With the minimum of fuss, Munster have found their man and though their choice of Rob Penney may raise eyebrows in some quarters, the New Zealander appears to be quite a catch.
The two-time Heineken Cup champions have given 48-year-old Penney the task of getting Munster a seat back at European rugby’s top table having yesterday appointed the former Canterbury head coach to a similar role, starting this summer as successor to Australia-bound Tony McGahan.
The move, on a two-year contract, is subject to Penney securing a valid work permit and then the Kiwi will start work with Anthony Foley continuing as forwards coach.
Foley was favourite to succeed his coaching mentor McGahan since the Australian announced his decision in February to take up a coaching coordinator role with the Wallabies this summer. Yet having interviewed the former Munster captain along with ex-All Blacks captain Tana Umaga, it was Penney who impressed the Munster chief executive Garrett Fitzgerald and his selection panel most, and their choice was ratified by the IRFU.
There will be sympathy for Foley that he has missed out on the top job but Munster’s players and supporters will be relieved that he has been kept in the fold and that he appears to remain the heir apparent.
Penney’s background is, like Foley’s, that of a number 8 turned forwards coach, and it is he who will have the big decisions to make for the next two years, starting with choice of coaches to work alongside Foley. Changes are expected and Jason Holland, for one, is understood to be preparing to leave his role as backs coach.

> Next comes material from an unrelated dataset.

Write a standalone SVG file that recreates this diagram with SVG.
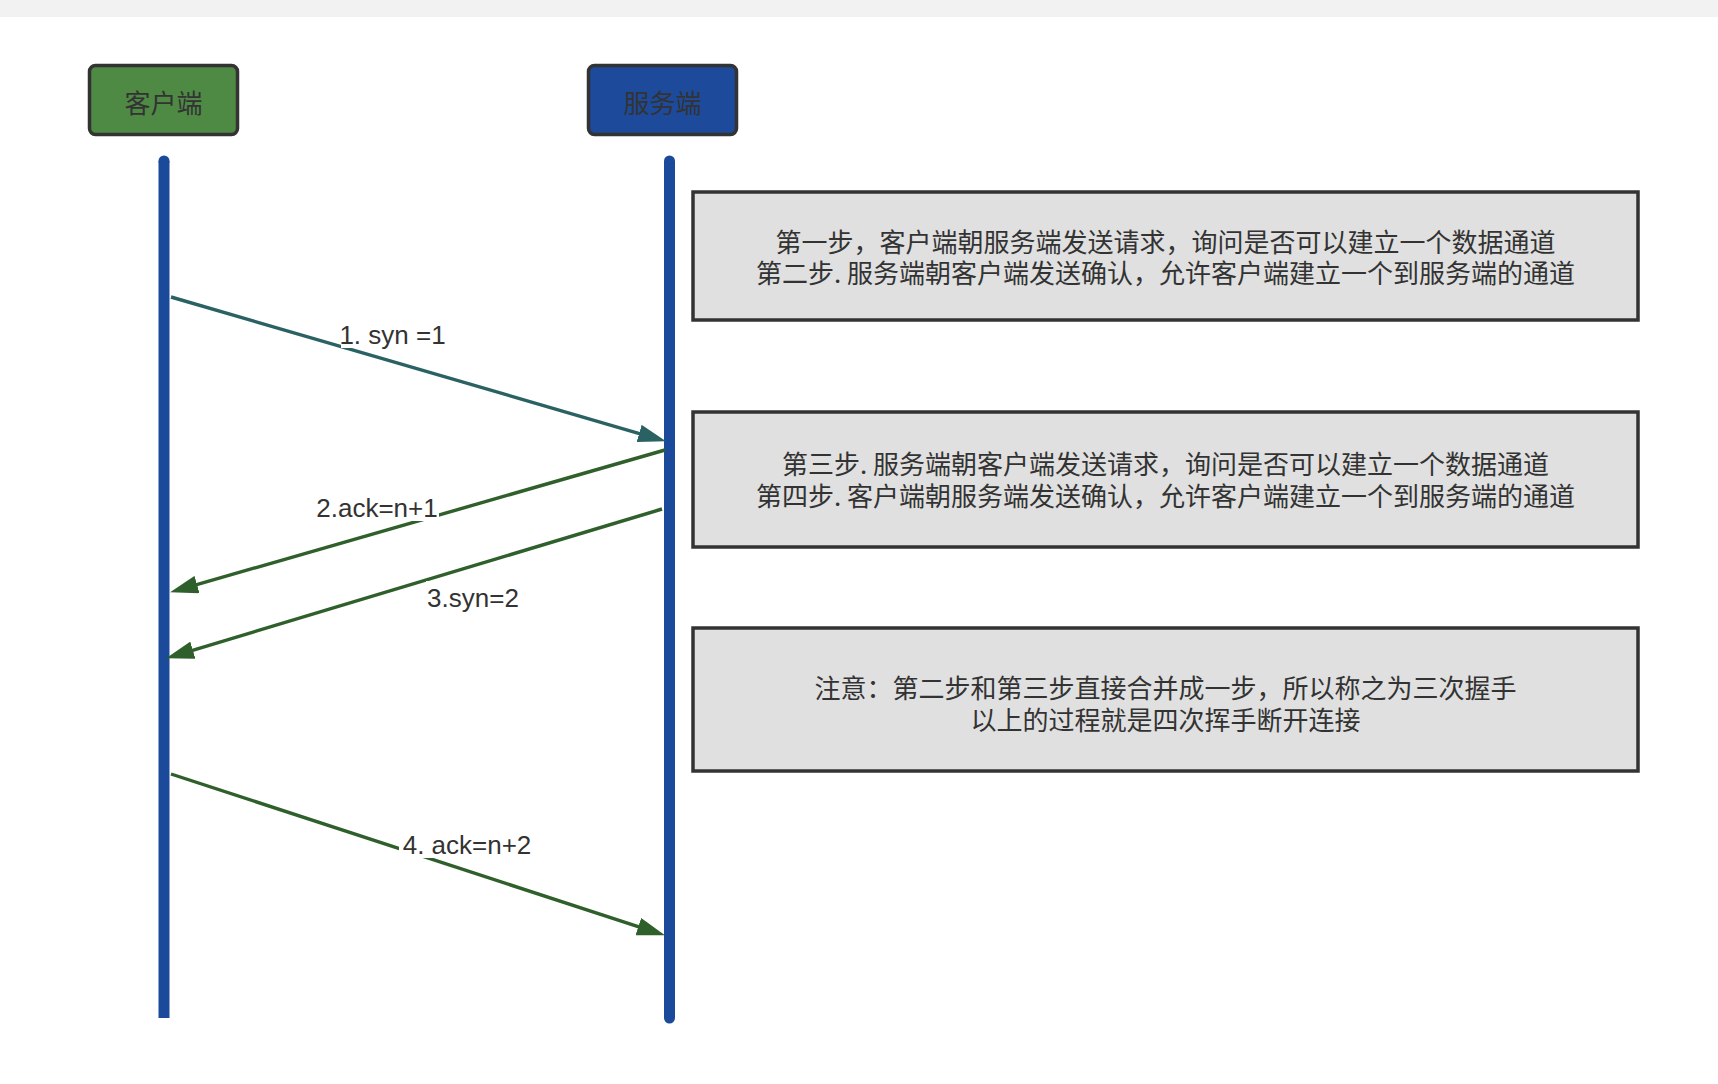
<svg xmlns="http://www.w3.org/2000/svg" width="1718" height="1084" viewBox="0 0 1718 1084">
<style>
.cjk{font-family:"Noto Sans CJK SC","Liberation Sans",sans-serif;font-size:26px;fill:#333;text-anchor:middle;dominant-baseline:central}
.lbl{font-family:"Liberation Sans","Noto Sans CJK SC",sans-serif;font-size:26px;fill:#333;text-anchor:middle}
.note{fill:#e0e0e0;stroke:#333;stroke-width:3.5}
.actor{stroke:#333;stroke-width:3.5}
.life{stroke:#1c4a9a;stroke-width:11;fill:none}
.c1{stroke:#2a6263;stroke-width:3.4;fill:none}
.c2{stroke:#2f5f2a;stroke-width:3.4;fill:none}
.bg{fill:#fff}
</style>
<defs>
<marker id="ah1" markerUnits="userSpaceOnUse" markerWidth="28" markerHeight="18" viewBox="0 0 28 18" refX="3" refY="9" orient="auto"><path d="M0,0 L28,9 L0,18 z" fill="#2a6263"/></marker>
<marker id="ah2" markerUnits="userSpaceOnUse" markerWidth="28" markerHeight="18" viewBox="0 0 28 18" refX="3" refY="9" orient="auto"><path d="M0,0 L28,9 L0,18 z" fill="#2f5f2a"/></marker>
</defs>
<rect x="0" y="0" width="1718" height="1084" fill="#fff"/>
<rect x="0" y="0" width="1718" height="17" fill="#f2f2f2"/>

<g id="client">
<rect class="actor" x="89.5" y="65.5" width="148" height="69" rx="6" fill="#4f8a45"/>
<text class="cjk" x="163.5" y="101">客户端</text>
</g>
<g id="server">
<rect class="actor" x="588.5" y="65.5" width="148" height="69" rx="6" fill="#1d4a9a"/>
<text class="cjk" x="662.5" y="101">服务端</text>
</g>
<g id="client-lifeline">
<path class="life" d="M164,161 V1018" stroke-linecap="butt"/>
<circle cx="164" cy="161" r="5.5" fill="#1c4a9a"/>
</g>
<g id="server-lifeline">
<path class="life" d="M669.5,161 V1018" stroke-linecap="round"/>
</g>

<g id="note1">
<rect class="note" x="693" y="192" width="945" height="128"/>
<text class="cjk" x="1165.5" y="240">第一步，客户端朝服务端发送请求，询问是否可以建立一个数据通道</text>
<text class="cjk" x="1165.5" y="271.5">第二步. 服务端朝客户端发送确认，允许客户端建立一个到服务端的通道</text>
</g>
<g id="note2">
<rect class="note" x="693" y="412" width="945" height="135"/>
<text class="cjk" x="1165.5" y="462.5">第三步. 服务端朝客户端发送请求，询问是否可以建立一个数据通道</text>
<text class="cjk" x="1165.5" y="494">第四步. 客户端朝服务端发送确认，允许客户端建立一个到服务端的通道</text>
</g>
<g id="note3">
<rect class="note" x="693" y="628" width="945" height="143"/>
<text class="cjk" x="1165.5" y="686">注意：第二步和第三步直接合并成一步，所以称之为三次握手</text>
<text class="cjk" x="1165.5" y="718.5">以上的过程就是四次挥手断开连接</text>
</g>

<g id="connectors">
<path class="c1" d="M171,297 L642,434.3" marker-end="url(#ah1)"/>
<path class="c2" d="M665,450 L194.1,585.4" marker-end="url(#ah2)"/>
<path class="c2" d="M662,509 L190,651.1" marker-end="url(#ah2)"/>
<path class="c2" d="M171,774 L641.2,927.6" marker-end="url(#ah2)"/>
<rect class="bg" x="341" y="318" width="104" height="30"/>
<text class="lbl" x="392.5" y="344">1. syn =1</text>
<rect class="bg" x="316" y="491" width="123" height="30"/>
<text class="lbl" x="377" y="517">2.ack=n+1</text>
<rect class="bg" x="426" y="581" width="94" height="30"/>
<text class="lbl" x="473" y="607">3.syn=2</text>
<rect class="bg" x="399" y="828" width="136" height="30"/>
<text class="lbl" x="467" y="854">4. ack=n+2</text>
</g>
</svg>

As for Penney, having been reluctantly released from his contract at Canterbury, where he was head coach of the provincial side for six years, winning the ITM Cup national provincial title for the last four years in a row, there is still one piece of unfinished business. So before joining Munster in mid-July, he will coach the defending world champion New Zealand Under 20 side at next month’s IRB Junior World Championship in South Africa.
The knock against Penney is that he does not have a Super Rugby head coaching role on his CV but then again, neither did Joe Schmidt when he pitched up at Leinster for the 2010-11 campaign and that has not turned out too badly since.
Penney’s supporters also maintain he has been unlucky in being overlooked for three or four such positions in the past and he was as recently as two weeks ago linked with the seemingly imminent vacancy in Auckland, where Pat Lam appears to be the lame-duck coach of the misfiring Blues.
Former Canterbury and New Zealand centre Casey Laulala believes Munster have got the right man. Laulala, who won an NPC title with Penney in 2009, will join the province this summer from Cardiff Blues and he took to Twitter yesterday to laud his former and future head coach.
“Rob Penny (sic) will be great. He’ll turn things around. Full of ideas,” Laulala commented and later posted: “He’ll do an amazing job.”
It is clear Canterbury will miss Penney with their RFU chief executive Hamish Riach saying of the man who also served as a lineout coach to Robbie Deans during the Crusaders’ 2005 Super 12 title success: “Rob has been a great servant for Canterbury rugby. We are sorry to lose a talented coach, but this is a fantastic opportunity for him and we wish him all the best.”
But for now, it is Riach’s contemporary at Munster who can be pleased at having found what he feels is the right man. “We conducted a thorough search to find a replacement for Tony McGahan and were delighted with the calibre of candidates,” Garret Fitzgerald said. “Rob Penney’s record speaks for itself and we look forward to welcoming him.”